* **Input**
^^^^^^^^^^^^^^^^

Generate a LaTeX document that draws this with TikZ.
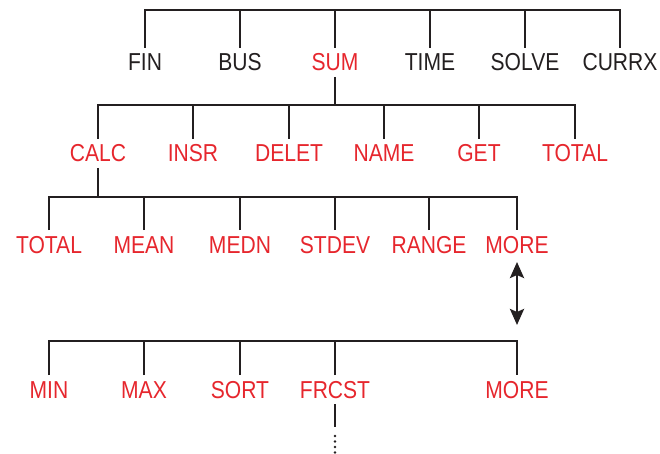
\documentclass[tikz,border=0pt]{standalone}
\usepackage{fontspec}
\setmainfont{Liberation Sans}[FakeStretch=0.86]
\usepackage{tikz}
\usetikzlibrary{arrows.meta}
\definecolor{hpred}{RGB}{230,38,45}
\definecolor{hpblack}{RGB}{35,31,32}

\begin{document}
\begin{tikzpicture}[x=1pt, y=-1pt, line width=2.4pt, color=hpblack,
  every node/.style={inner sep=0pt, outer ysep=6pt, text height=17pt, text depth=0pt,
    anchor=base, font=\fontsize{24.5}{29}\selectfont},
  key/.style={text=hpblack},
  soft/.style={text=hpred},
  dbl/.style={{Stealth[length=16pt,width=14pt,inset=3pt]}-{Stealth[length=16pt,width=14pt,inset=3pt]}, line width=2.8pt},
  dots/.style={line cap=round, dash pattern=on 0pt off 5.5pt, line width=2.6pt}]
  \useasboundingbox (0,0) rectangle (660,454);

  % top menu
  \node[key] (fin) at (145,71) {FIN};
  \node[key] (bus) at (240,71) {BUS};
  \node[soft] (sum) at (335,71) {SUM};
  \node[key] (time) at (430,71) {TIME};
  \node[key] (solve) at (525,71) {SOLVE};
  \node[key] (currx) at (620,71) {CURRX};
  \coordinate (b1) at (0,10);
  \draw (fin.north) -- (fin |- b1) -- (currx |- b1) -- (currx.north);
  \foreach \n in {bus,sum,time,solve} {
    \draw (\n.north) -- (\n |- b1);
  }

  % SUM menu
  \node[soft] (calc) at (98,162) {CALC};
  \node[soft] (insr) at (193,162) {INSR};
  \node[soft] (delet) at (289,162) {DELET};
  \node[soft] (name) at (384,162) {NAME};
  \node[soft] (get) at (479,162) {GET};
  \node[soft] (stot) at (575,162) {TOTAL};
  \coordinate (b2) at (0,105);
  \draw (sum.south) -- (sum |- b2);
  \draw (calc.north) -- (calc |- b2) -- (stot |- b2) -- (stot.north);
  \foreach \n in {insr,delet,name,get} {
    \draw (\n.north) -- (\n |- b2);
  }

  % CALC menu
  \node[soft] (ctot) at (49,253) {TOTAL};
  \node[soft] (mean) at (144,253) {MEAN};
  \node[soft] (medn) at (240,253) {MEDN};
  \node[soft] (stdev) at (335,253) {STDEV};
  \node[soft] (range) at (429,253) {RANGE};
  \node[soft] (more) at (517,253) {MORE};
  \coordinate (b3) at (0,197);
  \draw (calc.south) -- (calc |- b3);
  \draw (ctot.north) -- (ctot |- b3) -- (more |- b3) -- (more.north);
  \foreach \n in {mean,medn,stdev,range} {
    \draw (\n.north) -- (\n |- b3);
  }

  % second page of CALC
  \node[soft] (min) at (49,398) {MIN};
  \node[soft] (max) at (144,398) {MAX};
  \node[soft] (sort) at (240,398) {SORT};
  \node[soft] (frcst) at (335,398) {FRCST};
  \node[soft] (more2) at (517,398) {MORE};
  \coordinate (b4) at (0,341);
  \draw[dbl, shorten <=3pt, shorten >=16pt] (more.south) -- (more |- b4);
  \draw (min.north) -- (min |- b4) -- (more2 |- b4) -- (more2.north);
  \foreach \n in {max,sort,frcst} {
    \draw (\n.north) -- (\n |- b4);
  }
  \draw (frcst.south) -- ++(0,23) coordinate (fr1);
  \draw[dots] ([yshift=-9pt]fr1) -- ++(0,18);
\end{tikzpicture}
\end{document}
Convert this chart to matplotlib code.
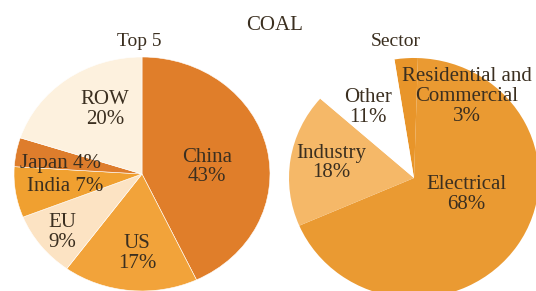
import matplotlib
matplotlib.use("Agg")
import matplotlib.pyplot as plt

plt.rcParams["font.family"] = ["Liberation Serif", "DejaVu Serif"]

# left pie: top 5 countries
countries = ["China", "US", "EU", "India", "Japan", "ROW"]
country_pct = [43, 17, 9, 7, 4, 20]
country_colors = ["#E07E2A", "#F2A33A", "#FCE3C3", "#F0A030", "#DE7D2C", "#FDF1DE"]

# right pie: sector
sectors = ["Residential and\nCommercial", "Electrical", "Industry", "Other"]
sector_pct = [3, 68, 18, 11]
sector_colors = ["#E8952A", "#EA9A32", "#F5B868", "#FFFFFF"]

txt_color = "#3b2f20"

fig = plt.figure(figsize=(5.36, 2.91), dpi=100)
W, H = 536, 291


def box(x0, y0, w, h):
    # pixel box (from top-left) -> figure fraction
    return [x0 / W, (H - y0 - h) / H, w / W, h / H]


# ---- left pie
ax1 = fig.add_axes(box(14, 57, 256, 234))
ax1.pie(country_pct, colors=country_colors, startangle=90, counterclock=False,
        wedgeprops=dict(edgecolor="white", linewidth=0.4))
ax1.set_aspect("auto")
ax1.set_xlim(-1, 1)
ax1.set_ylim(-1, 1)
ax1.axis("off")

left_pos = [(0.51, 0.06), (-0.04, -0.68), (-0.62, -0.50),
            (-0.60, -0.11), (-0.64, 0.09), (-0.29, 0.55)]
for name, p, (x, y) in zip(countries, country_pct, left_pos):
    if name in ("India", "Japan"):
        label = f"{name} {p}%"
    else:
        label = f"{name}\n{p}%"
    ax1.text(x, y, label, ha="center", va="center", fontsize=15,
             color=txt_color, linespacing=1.05)

# ---- right pie
ax2 = fig.add_axes(box(289, 58, 250, 240))
ax2.pie(sector_pct, colors=sector_colors, startangle=99, counterclock=False,
        wedgeprops=dict(linewidth=0))
ax2.set_aspect("auto")
ax2.set_xlim(-1, 1)
ax2.set_ylim(-1, 1)
ax2.axis("off")

right_pos = [(0.42, 0.68), (0.42, -0.14), (-0.66, 0.125), (-0.37, 0.59)]
for name, p, (x, y) in zip(sectors, sector_pct, right_pos):
    ax2.text(x, y, f"{name}\n{p}%", ha="center", va="center", fontsize=15,
             color=txt_color, linespacing=1.05, clip_on=False)

# titles
fig.text(275 / W, 1 - 25 / H, "COAL", ha="center", va="center",
         fontsize=15, color=txt_color)
fig.text(139 / W, 1 - 42 / H, "Top 5", ha="center", va="center",
         fontsize=14, color=txt_color)
fig.text(396 / W, 1 - 42 / H, "Sector", ha="center", va="center",
         fontsize=14, color=txt_color)

fig.savefig("out.png", dpi=100, facecolor="white")
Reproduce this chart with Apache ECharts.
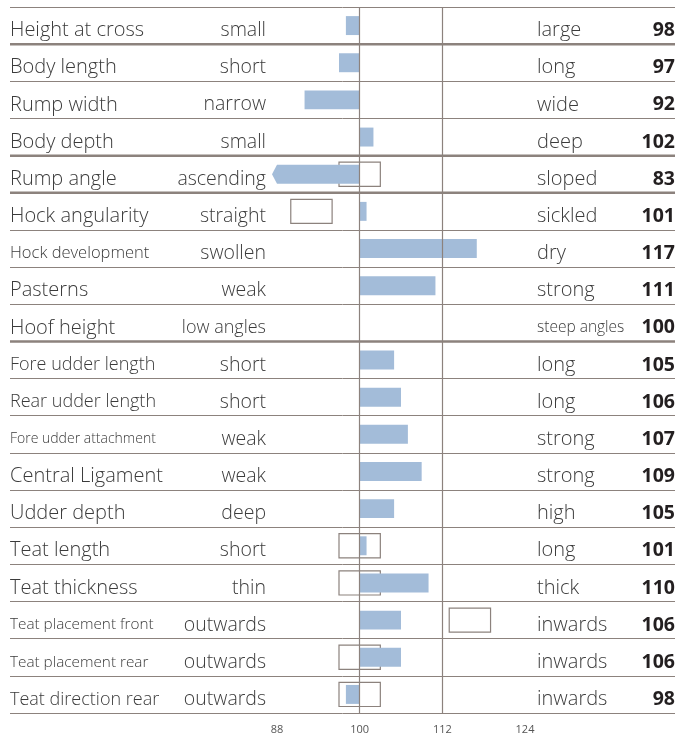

^^^^^^^^^^^^^^^^

* **Written instruction**
Find every line that holds "matplotlib" and copy it.

* **The completed task**
Convert this chart to matplotlib code.
import matplotlib
matplotlib.use("Agg")
import matplotlib.pyplot as plt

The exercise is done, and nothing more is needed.